| Objective |
Reproduce exactly, and only, the lines of the material below running from the line bearing "Recreate this image" through the line bearing "(bks.south) |- ([yshift=15pt]hd.south east);". Leave any pictures out.
[BEGIN Records provided]
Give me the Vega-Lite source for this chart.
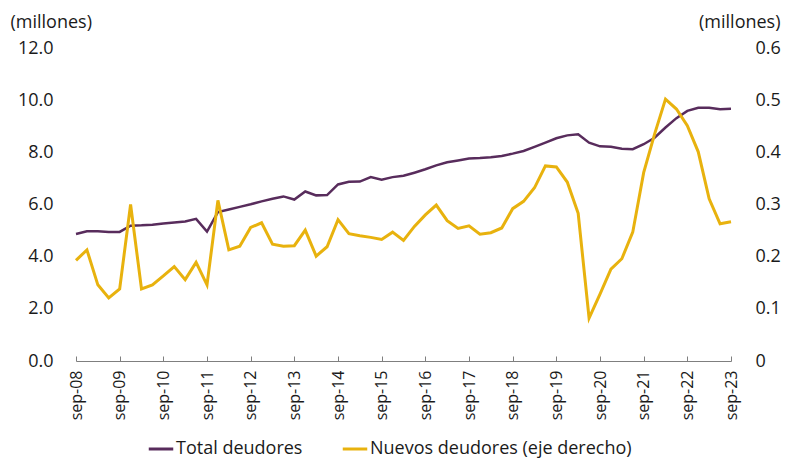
{
  "$schema": "https://vega.github.io/schema/vega-lite/v6.json",
  "autosize": {"type": "none"},
  "width": 655,
  "height": 313,
  "padding": {"left": 76, "top": 48, "right": 59, "bottom": 99},
  "background": "white",
  "config": {
    "view": {"stroke": null},
    "font": "Open Sans",
    "axis": {"labelFont": "Open Sans", "labelFontSize": 18, "labelColor": "#1a1a1a", "titleFont": "Open Sans", "titleFontSize": 18, "titleFontWeight": "normal", "titleColor": "#1a1a1a", "grid": false}
  },
  "datasets": {
    "series": [
      {"t":0,"serie":"Total deudores","valor":4.87},{"t":1,"serie":"Total deudores","valor":4.97},{"t":2,"serie":"Total deudores","valor":4.97},{"t":3,"serie":"Total deudores","valor":4.95},{"t":4,"serie":"Total deudores","valor":4.95},{"t":5,"serie":"Total deudores","valor":5.19},{"t":6,"serie":"Total deudores","valor":5.20},{"t":7,"serie":"Total deudores","valor":5.22},{"t":8,"serie":"Total deudores","valor":5.27},{"t":9,"serie":"Total deudores","valor":5.31},{"t":10,"serie":"Total deudores","valor":5.35},{"t":11,"serie":"Total deudores","valor":5.45},{"t":12,"serie":"Total deudores","valor":4.96},{"t":13,"serie":"Total deudores","valor":5.71},{"t":14,"serie":"Total deudores","valor":5.81},{"t":15,"serie":"Total deudores","valor":5.91},{"t":16,"serie":"Total deudores","valor":6.01},{"t":17,"serie":"Total deudores","valor":6.12},{"t":18,"serie":"Total deudores","valor":6.22},{"t":19,"serie":"Total deudores","valor":6.31},{"t":20,"serie":"Total deudores","valor":6.19},{"t":21,"serie":"Total deudores","valor":6.50},{"t":22,"serie":"Total deudores","valor":6.35},{"t":23,"serie":"Total deudores","valor":6.36},{"t":24,"serie":"Total deudores","valor":6.77},{"t":25,"serie":"Total deudores","valor":6.87},{"t":26,"serie":"Total deudores","valor":6.88},{"t":27,"serie":"Total deudores","valor":7.05},{"t":28,"serie":"Total deudores","valor":6.95},{"t":29,"serie":"Total deudores","valor":7.05},{"t":30,"serie":"Total deudores","valor":7.10},{"t":31,"serie":"Total deudores","valor":7.22},{"t":32,"serie":"Total deudores","valor":7.35},{"t":33,"serie":"Total deudores","valor":7.50},{"t":34,"serie":"Total deudores","valor":7.62},{"t":35,"serie":"Total deudores","valor":7.69},{"t":36,"serie":"Total deudores","valor":7.76},{"t":37,"serie":"Total deudores","valor":7.78},{"t":38,"serie":"Total deudores","valor":7.81},{"t":39,"serie":"Total deudores","valor":7.86},{"t":40,"serie":"Total deudores","valor":7.95},{"t":41,"serie":"Total deudores","valor":8.05},{"t":42,"serie":"Total deudores","valor":8.21},{"t":43,"serie":"Total deudores","valor":8.37},{"t":44,"serie":"Total deudores","valor":8.54},{"t":45,"serie":"Total deudores","valor":8.65},{"t":46,"serie":"Total deudores","valor":8.69},{"t":47,"serie":"Total deudores","valor":8.37},{"t":48,"serie":"Total deudores","valor":8.23},{"t":49,"serie":"Total deudores","valor":8.21},{"t":50,"serie":"Total deudores","valor":8.14},{"t":51,"serie":"Total deudores","valor":8.12},{"t":52,"serie":"Total deudores","valor":8.31},{"t":53,"serie":"Total deudores","valor":8.56},{"t":54,"serie":"Total deudores","valor":8.95},{"t":55,"serie":"Total deudores","valor":9.31},{"t":56,"serie":"Total deudores","valor":9.59},{"t":57,"serie":"Total deudores","valor":9.71},{"t":58,"serie":"Total deudores","valor":9.71},{"t":59,"serie":"Total deudores","valor":9.65},{"t":60,"serie":"Total deudores","valor":9.67},
      {"t":0,"serie":"Nuevos deudores (eje derecho)","valor":0.193},{"t":1,"serie":"Nuevos deudores (eje derecho)","valor":0.213},{"t":2,"serie":"Nuevos deudores (eje derecho)","valor":0.146},{"t":3,"serie":"Nuevos deudores (eje derecho)","valor":0.121},{"t":4,"serie":"Nuevos deudores (eje derecho)","valor":0.138},{"t":5,"serie":"Nuevos deudores (eje derecho)","valor":0.300},{"t":6,"serie":"Nuevos deudores (eje derecho)","valor":0.138},{"t":7,"serie":"Nuevos deudores (eje derecho)","valor":0.146},{"t":8,"serie":"Nuevos deudores (eje derecho)","valor":0.163},{"t":9,"serie":"Nuevos deudores (eje derecho)","valor":0.181},{"t":10,"serie":"Nuevos deudores (eje derecho)","valor":0.156},{"t":11,"serie":"Nuevos deudores (eje derecho)","valor":0.189},{"t":12,"serie":"Nuevos deudores (eje derecho)","valor":0.146},{"t":13,"serie":"Nuevos deudores (eje derecho)","valor":0.308},{"t":14,"serie":"Nuevos deudores (eje derecho)","valor":0.213},{"t":15,"serie":"Nuevos deudores (eje derecho)","valor":0.220},{"t":16,"serie":"Nuevos deudores (eje derecho)","valor":0.256},{"t":17,"serie":"Nuevos deudores (eje derecho)","valor":0.265},{"t":18,"serie":"Nuevos deudores (eje derecho)","valor":0.224},{"t":19,"serie":"Nuevos deudores (eje derecho)","valor":0.220},{"t":20,"serie":"Nuevos deudores (eje derecho)","valor":0.221},{"t":21,"serie":"Nuevos deudores (eje derecho)","valor":0.251},{"t":22,"serie":"Nuevos deudores (eje derecho)","valor":0.201},{"t":23,"serie":"Nuevos deudores (eje derecho)","valor":0.219},{"t":24,"serie":"Nuevos deudores (eje derecho)","valor":0.271},{"t":25,"serie":"Nuevos deudores (eje derecho)","valor":0.244},{"t":26,"serie":"Nuevos deudores (eje derecho)","valor":0.240},{"t":27,"serie":"Nuevos deudores (eje derecho)","valor":0.237},{"t":28,"serie":"Nuevos deudores (eje derecho)","valor":0.233},{"t":29,"serie":"Nuevos deudores (eje derecho)","valor":0.247},{"t":30,"serie":"Nuevos deudores (eje derecho)","valor":0.231},{"t":31,"serie":"Nuevos deudores (eje derecho)","valor":0.258},{"t":32,"serie":"Nuevos deudores (eje derecho)","valor":0.280},{"t":33,"serie":"Nuevos deudores (eje derecho)","valor":0.299},{"t":34,"serie":"Nuevos deudores (eje derecho)","valor":0.269},{"t":35,"serie":"Nuevos deudores (eje derecho)","valor":0.254},{"t":36,"serie":"Nuevos deudores (eje derecho)","valor":0.259},{"t":37,"serie":"Nuevos deudores (eje derecho)","valor":0.243},{"t":38,"serie":"Nuevos deudores (eje derecho)","valor":0.246},{"t":39,"serie":"Nuevos deudores (eje derecho)","valor":0.255},{"t":40,"serie":"Nuevos deudores (eje derecho)","valor":0.292},{"t":41,"serie":"Nuevos deudores (eje derecho)","valor":0.306},{"t":42,"serie":"Nuevos deudores (eje derecho)","valor":0.332},{"t":43,"serie":"Nuevos deudores (eje derecho)","valor":0.374},{"t":44,"serie":"Nuevos deudores (eje derecho)","valor":0.372},{"t":45,"serie":"Nuevos deudores (eje derecho)","valor":0.343},{"t":46,"serie":"Nuevos deudores (eje derecho)","valor":0.283},{"t":47,"serie":"Nuevos deudores (eje derecho)","valor":0.082},{"t":48,"serie":"Nuevos deudores (eje derecho)","valor":0.128},{"t":49,"serie":"Nuevos deudores (eje derecho)","valor":0.176},{"t":50,"serie":"Nuevos deudores (eje derecho)","valor":0.196},{"t":51,"serie":"Nuevos deudores (eje derecho)","valor":0.247},{"t":52,"serie":"Nuevos deudores (eje derecho)","valor":0.361},{"t":53,"serie":"Nuevos deudores (eje derecho)","valor":0.435},{"t":54,"serie":"Nuevos deudores (eje derecho)","valor":0.502},{"t":55,"serie":"Nuevos deudores (eje derecho)","valor":0.483},{"t":56,"serie":"Nuevos deudores (eje derecho)","valor":0.451},{"t":57,"serie":"Nuevos deudores (eje derecho)","valor":0.401},{"t":58,"serie":"Nuevos deudores (eje derecho)","valor":0.311},{"t":59,"serie":"Nuevos deudores (eje derecho)","valor":0.263},{"t":60,"serie":"Nuevos deudores (eje derecho)","valor":0.267}
    ]
  },
  "data": {"name": "series"},
  "encoding": {
    "x": {
      "field": "t", "type": "quantitative",
      "scale": {"domain": [0, 60], "nice": false, "zero": false},
      "axis": {
        "title": null,
        "values": [0,4,8,12,16,20,24,28,32,36,40,44,48,52,56,60],
        "labelExpr": "'sep-' + (datum.value/4 + 8 < 10 ? '0' : '') + (datum.value/4 + 8)",
        "labelAngle": -90, "labelAlign": "right", "labelBaseline": "middle",
        "labelFontSize": 16,
        "domainColor": "#7f7f7f", "domainWidth": 1,
        "tickColor": "#7f7f7f", "tickSize": -5, "tickWidth": 1,
        "labelPadding": 14
      }
    },
    "color": {
      "field": "serie", "type": "nominal",
      "scale": {"domain": ["Total deudores", "Nuevos deudores (eje derecho)"], "range": ["#582c5c", "#e8b20e"]},
      "legend": {
        "title": null, "orient": "none", "direction": "horizontal",
        "legendX": 71, "legendY": 387,
        "symbolType": "stroke", "symbolSize": 600, "symbolStrokeWidth": 3,
        "labelFont": "Open Sans", "labelFontSize": 18, "labelColor": "#1a1a1a", "labelLimit": 0,
        "labelOffset": 1, "columnPadding": 33
      }
    }
  },
  "layer": [
    {
      "transform": [{"filter": "datum.serie === 'Total deudores'"}],
      "mark": {"type": "line", "strokeWidth": 2.5},
      "encoding": {
        "y": {
          "field": "valor", "type": "quantitative",
          "scale": {"domain": [0, 12], "nice": false},
          "axis": {
            "orient": "left", "values": [0,2,4,6,8,10,12], "format": ".1f",
            "domain": false, "ticks": false, "labelPadding": 23,
            "title": "(millones)", "titleAngle": 0, "titleAlign": "left", "titleBaseline": "alphabetic",
            "titleX": -66, "titleY": -21
          }
        }
      }
    },
    {
      "transform": [{"filter": "datum.serie === 'Nuevos deudores (eje derecho)'"}],
      "mark": {"type": "line", "strokeWidth": 3},
      "encoding": {
        "y": {
          "field": "valor", "type": "quantitative",
          "scale": {"domain": [0, 0.6], "nice": false},
          "axis": {
            "orient": "right", "values": [0,0.1,0.2,0.3,0.4,0.5,0.6],
            "labelExpr": "datum.value == 0 ? '0' : format(datum.value, '.1f')",
            "domain": false, "ticks": false, "labelPadding": 24,
            "title": "(millones)", "titleAngle": 0, "titleAlign": "right", "titleBaseline": "alphabetic",
            "titleX": 49, "titleY": -21
          }
        }
      }
    }
  ],
  "resolve": {"scale": {"y": "independent"}}
}
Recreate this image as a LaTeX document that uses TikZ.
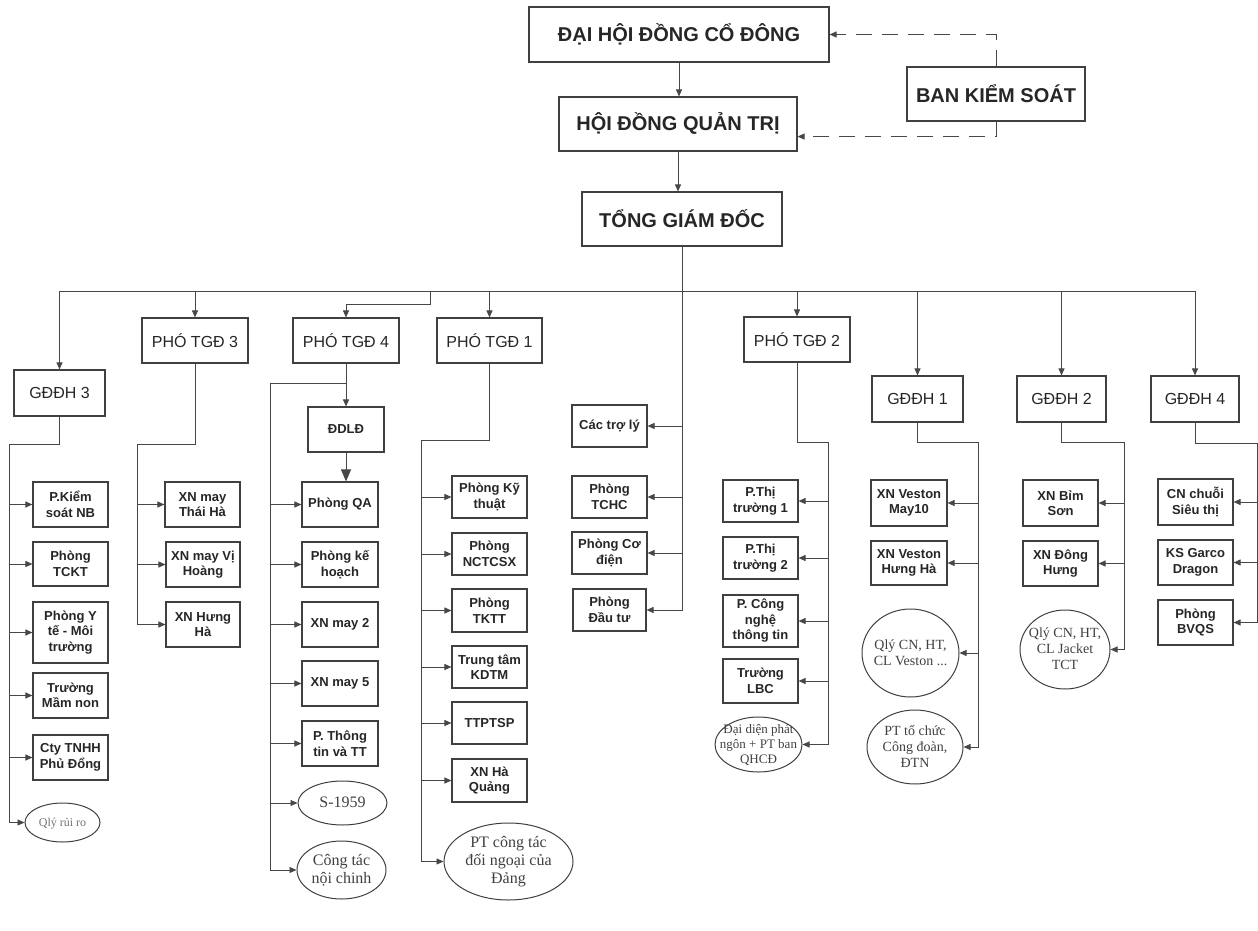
\documentclass[tikz,border=0pt]{standalone}
\usepackage{fontspec}
\setmainfont{Liberation Sans}
\newfontfamily\serifE{Liberation Serif}
\usetikzlibrary{arrows.meta,shapes.geometric,calc}
\newcommand\ztext[1]{\makebox[0pt]{\smash{\raisebox{-0.32em}{\begin{tabular}{@{}c@{}}#1\end{tabular}}}}}
\begin{document}
\begin{tikzpicture}[x=1pt,y=-1pt,
  line/.style={draw=black!72, line width=0.95pt},
  arr/.style={line, -{Triangle[length=7pt,width=6pt]}},
  bigarr/.style={line, -{Triangle[length=12pt,width=10pt]}},
  dsh/.style={arr, dash pattern=on 16pt off 10pt},
  tbox/.style={draw=black!75, line width=1.1pt, inner sep=0pt, text=black!85,
     font=\fontsize{20}{24}\selectfont\bfseries},
  lbox/.style={draw=black!75, line width=1.1pt, inner sep=0pt, text=black!85,
     font=\fontsize{16}{19}\selectfont},
  sbox/.style={draw=black!75, line width=1.1pt, inner sep=1.5pt, align=center, text=black!85,
     font=\fontsize{13}{15.5}\selectfont\bfseries},
  ell/.style={ellipse, draw=black!75, line width=1pt, inner sep=0pt, text=black!75,
     font=\serifE\fontsize{14}{16}\selectfont},
  bigell/.style={ell, font=\serifE\fontsize{16}{18}\selectfont}
]
\fill[white] (0,0) rectangle (1258,931);
\useasboundingbox (0,0) rectangle (1258,931);

% top level
\node[tbox, minimum width=300pt, minimum height=55pt] (dh) at (679,34.5) {ĐẠI HỘI ĐỒNG CỔ ĐÔNG};
\node[tbox, minimum width=238pt, minimum height=54pt] (hd) at (678,124) {HỘI ĐỒNG QUẢN TRỊ};
\node[tbox, minimum width=200pt, minimum height=54pt] (tgd) at (682,219) {TỔNG GIÁM ĐỐC};
\node[tbox, minimum width=178pt, minimum height=54pt] (bks) at (996,94) {BAN KIỂM SOÁT};

\draw[arr] (dh.south) -- (dh.south |- hd.north);
\draw[arr] (hd.south) -- (hd.south |- tgd.north);
\draw[dsh] (bks.north) |- (dh.east);
\draw[dsh] (bks.south) |- ([yshift=15pt]hd.south east);

% level 2
\node[lbox, minimum width=91pt, minimum height=46pt] (g3) at (59.5,393) {GĐĐH 3};
\node[lbox, minimum width=106pt, minimum height=45pt] (p3) at (195,340.5) {PHÓ TGĐ 3};
\node[lbox, minimum width=106pt, minimum height=45pt] (p4) at (346,340.5) {PHÓ TGĐ 4};
\node[lbox, minimum width=105pt, minimum height=45pt] (p1) at (489.5,340.5) {PHÓ TGĐ 1};
\node[lbox, minimum width=106pt, minimum height=45pt] (p2) at (797,339.5) {PHÓ TGĐ 2};
\node[lbox, minimum width=91pt, minimum height=46pt] (g1) at (917.5,399) {GĐĐH 1};
\node[lbox, minimum width=89pt, minimum height=46pt] (g2) at (1061.5,399) {GĐĐH 2};
\node[lbox, minimum width=88pt, minimum height=46pt] (g4) at (1195,399) {GĐĐH 4};

\coordinate (bus) at (682,291);
\coordinate (sA) at (9,444);
\coordinate (sB) at (137,444);
\coordinate (sC) at (270,383);
\coordinate (sD) at (421,440);
\coordinate (sF) at (828,442);
\coordinate (sG) at (978,442);
\coordinate (sH) at (1124,442);
\coordinate (sI) at (1257,443);

\draw[line] (g3.north |- bus) -- (g4.north |- bus);
\foreach \n in {g3,p3,p1,p2,g1,g2,g4} \draw[arr] (\n.north |- bus) -- (\n.north);
\coordinate (k4) at (430,304);
\draw[arr] (k4 |- bus) -- (k4) -| (p4.north);

% GDDH 3 column
\node[sbox, minimum width=75pt, minimum height=45pt] (a1) at (70.5,504.5) {P.Kiểm\\soát NB};
\node[sbox, minimum width=75pt, minimum height=44pt] (a2) at (70.5,564) {Phòng\\TCKT};
\node[sbox, minimum width=75pt, minimum height=61pt] (a3) at (70.5,632.5) {Phòng Y\\tế - Môi\\trường};
\node[sbox, minimum width=75pt, minimum height=45pt] (a4) at (70.5,695.5) {Trường\\Mầm non};
\node[sbox, minimum width=75pt, minimum height=45pt] (a5) at (70.5,757.5) {Cty TNHH\\Phủ Đổng};
\node[ell, minimum width=75pt, minimum height=39pt, text=black!55, font=\serifE\fontsize{12}{14}\selectfont] (a6) at (62.5,822.5) {\ztext{Qlý rủi ro}};
\draw[arr] (g3.south) |- (sA) |- (a6.west);
\foreach \n in {a1,a2,a3,a4,a5} \draw[arr] (sA |- \n.west) -- (\n.west);

% PHO TGD 3 column
\node[sbox, minimum width=75pt, minimum height=45pt] (b1) at (202.5,504.5) {XN may\\Thái Hà};
\node[sbox, minimum width=74pt, minimum height=45pt] (b2) at (203,564.5) {XN may Vị\\Hoàng};
\node[sbox, minimum width=74pt, minimum height=45pt] (b3) at (203,624.5) {XN Hưng\\Hà};
\draw[arr] (p3.south) |- (sB) |- (b3.west);
\foreach \n in {b1,b2} \draw[arr] (sB |- \n.west) -- (\n.west);

% PHO TGD 4 column
\node[sbox, minimum width=76pt, minimum height=45pt] (d0) at (346,429.5) {ĐDLĐ};
\node[sbox, minimum width=76pt, minimum height=45pt] (e1) at (340,504.5) {Phòng QA};
\node[sbox, minimum width=76pt, minimum height=45pt] (e2) at (340,564.5) {Phòng kế\\hoạch};
\node[sbox, minimum width=76pt, minimum height=45pt] (e3) at (340,624.5) {XN may 2};
\node[sbox, minimum width=76pt, minimum height=45pt] (e4) at (340,683.5) {XN may 5};
\node[sbox, minimum width=76pt, minimum height=45pt] (e5) at (340,743.5) {P. Thông\\tin và TT};
\node[bigell, minimum width=89pt, minimum height=44pt] (e6) at (342.5,803) {\ztext{S-1959}};
\node[bigell, minimum width=89pt, minimum height=58pt] (e7) at (341.5,870) {\ztext{Công tác\\nội chinh}};
\draw[arr] (p4.south) -- (d0.north);
\draw[bigarr] (d0.south) -- (d0.south |- e1.north);
\draw[arr] (p4.south |- sC) -- (sC) |- (e7.west);
\foreach \n in {e1,e2,e3,e4,e5,e6} \draw[arr] (sC |- \n.west) -- (\n.west);

% PHO TGD 1 column
\node[sbox, minimum width=75pt, minimum height=42pt] (f1) at (489.5,497) {Phòng Kỹ\\thuật};
\node[sbox, minimum width=75pt, minimum height=42pt] (f2) at (489.5,554) {Phòng\\NCTCSX};
\node[sbox, minimum width=75pt, minimum height=43pt] (f3) at (489.5,610.5) {Phòng\\TKTT};
\node[sbox, minimum width=75pt, minimum height=42pt] (f4) at (489.5,667) {Trung tâm\\KDTM};
\node[sbox, minimum width=75pt, minimum height=42pt] (f5) at (489.5,723) {TTPTSP};
\node[sbox, minimum width=75pt, minimum height=43pt] (f6) at (489.5,780.5) {XN Hà\\Quảng};
\node[bigell, minimum width=129pt, minimum height=77pt] (f7) at (508.5,861.5) {\ztext{PT công tác\\đối ngoại của\\Đảng}};
\draw[arr] (p1.south) |- (sD) |- (f7.west);
\foreach \n in {f1,f2,f3,f4,f5,f6} \draw[arr] (sD |- \n.west) -- (\n.west);

% TGD direct column
\node[sbox, minimum width=75pt, minimum height=42pt] (h1) at (609.5,426) {Các trợ lý};
\node[sbox, minimum width=75pt, minimum height=42pt] (h2) at (609.5,497) {Phòng\\TCHC};
\node[sbox, minimum width=75pt, minimum height=42pt] (h3) at (609.5,553) {Phòng Cơ\\điện};
\node[sbox, minimum width=73pt, minimum height=42pt] (h4) at (609.5,610) {Phòng\\Đầu tư};
\draw[arr] (tgd.south) |- (h4.east);
\foreach \n in {h1,h2,h3} \draw[arr] (bus |- \n.east) -- (\n.east);

% PHO TGD 2 column
\node[sbox, minimum width=75pt, minimum height=42pt] (i1) at (760.5,501) {P.Thị\\trường 1};
\node[sbox, minimum width=75pt, minimum height=42pt] (i2) at (760.5,558) {P.Thị\\trường 2};
\node[sbox, minimum width=75pt, minimum height=52pt] (i3) at (760.5,621) {P. Công\\nghệ\\thông tin};
\node[sbox, minimum width=75pt, minimum height=44pt] (i4) at (760.5,681) {Trường\\LBC};
\node[ell, minimum width=87pt, minimum height=55pt, font=\serifE\fontsize{13}{15}\selectfont] (i5) at (758.5,744.5) {\ztext{Đại diện phát\\ngôn + PT ban\\QHCĐ}};
\draw[arr] (p2.south) |- (sF) |- (i5.east);
\foreach \n in {i1,i2,i3,i4} \draw[arr] (sF |- \n.east) -- (\n.east);

% GDDH 1 column
\node[sbox, minimum width=76pt, minimum height=46pt] (j1) at (909,503) {XN Veston\\May10};
\node[sbox, minimum width=76pt, minimum height=44pt] (j2) at (909,563) {XN Veston\\Hưng Hà};
\node[ell, minimum width=97pt, minimum height=88pt] (j3) at (910.5,653) {\ztext{Qlý CN, HT,\\CL Veston ...}};
\node[ell, minimum width=96pt, minimum height=74pt] (j4) at (915,747) {\ztext{PT tổ chức\\Công đoàn,\\ĐTN}};
\draw[arr] (g1.south) |- (sG) |- (j4.east);
\foreach \n in {j1,j2,j3} \draw[arr] (sG |- \n.east) -- (\n.east);

% GDDH 2 column
\node[sbox, minimum width=75pt, minimum height=46pt] (k1) at (1060.5,503) {XN Bỉm\\Sơn};
\node[sbox, minimum width=75pt, minimum height=45pt] (k2) at (1060.5,563.5) {XN Đông\\Hưng};
\node[ell, minimum width=90pt, minimum height=79pt] (k3) at (1065,649.5) {\ztext{Qlý CN, HT,\\CL Jacket\\TCT}};
\draw[arr] (g2.south) |- (sH) |- (k3.east);
\foreach \n in {k1,k2} \draw[arr] (sH |- \n.east) -- (\n.east);

% GDDH 4 column
\node[sbox, minimum width=75pt, minimum height=46pt] (l1) at (1195.5,502) {CN chuỗi\\Siêu thị};
\node[sbox, minimum width=75pt, minimum height=45pt] (l2) at (1195.5,562.5) {KS Garco\\Dragon};
\node[sbox, minimum width=75pt, minimum height=45pt] (l3) at (1195.5,622.5) {Phòng\\BVQS};
\draw[arr] (g4.south) |- (sI) |- (l3.east);
\foreach \n in {l1,l2} \draw[arr] (sI |- \n.east) -- (\n.east);
\end{tikzpicture}
\end{document}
[END Records provided]
| Complete answer |
Recreate this image as a LaTeX document that uses TikZ.
\documentclass[tikz,border=0pt]{standalone}
\usepackage{fontspec}
\setmainfont{Liberation Sans}
\newfontfamily\serifE{Liberation Serif}
\usetikzlibrary{arrows.meta,shapes.geometric,calc}
\newcommand\ztext[1]{\makebox[0pt]{\smash{\raisebox{-0.32em}{\begin{tabular}{@{}c@{}}#1\end{tabular}}}}}
\begin{document}
\begin{tikzpicture}[x=1pt,y=-1pt,
  line/.style={draw=black!72, line width=0.95pt},
  arr/.style={line, -{Triangle[length=7pt,width=6pt]}},
  bigarr/.style={line, -{Triangle[length=12pt,width=10pt]}},
  dsh/.style={arr, dash pattern=on 16pt off 10pt},
  tbox/.style={draw=black!75, line width=1.1pt, inner sep=0pt, text=black!85,
     font=\fontsize{20}{24}\selectfont\bfseries},
  lbox/.style={draw=black!75, line width=1.1pt, inner sep=0pt, text=black!85,
     font=\fontsize{16}{19}\selectfont},
  sbox/.style={draw=black!75, line width=1.1pt, inner sep=1.5pt, align=center, text=black!85,
     font=\fontsize{13}{15.5}\selectfont\bfseries},
  ell/.style={ellipse, draw=black!75, line width=1pt, inner sep=0pt, text=black!75,
     font=\serifE\fontsize{14}{16}\selectfont},
  bigell/.style={ell, font=\serifE\fontsize{16}{18}\selectfont}
]
\fill[white] (0,0) rectangle (1258,931);
\useasboundingbox (0,0) rectangle (1258,931);

% top level
\node[tbox, minimum width=300pt, minimum height=55pt] (dh) at (679,34.5) {ĐẠI HỘI ĐỒNG CỔ ĐÔNG};
\node[tbox, minimum width=238pt, minimum height=54pt] (hd) at (678,124) {HỘI ĐỒNG QUẢN TRỊ};
\node[tbox, minimum width=200pt, minimum height=54pt] (tgd) at (682,219) {TỔNG GIÁM ĐỐC};
\node[tbox, minimum width=178pt, minimum height=54pt] (bks) at (996,94) {BAN KIỂM SOÁT};

\draw[arr] (dh.south) -- (dh.south |- hd.north);
\draw[arr] (hd.south) -- (hd.south |- tgd.north);
\draw[dsh] (bks.north) |- (dh.east);
\draw[dsh] (bks.south) |- ([yshift=15pt]hd.south east);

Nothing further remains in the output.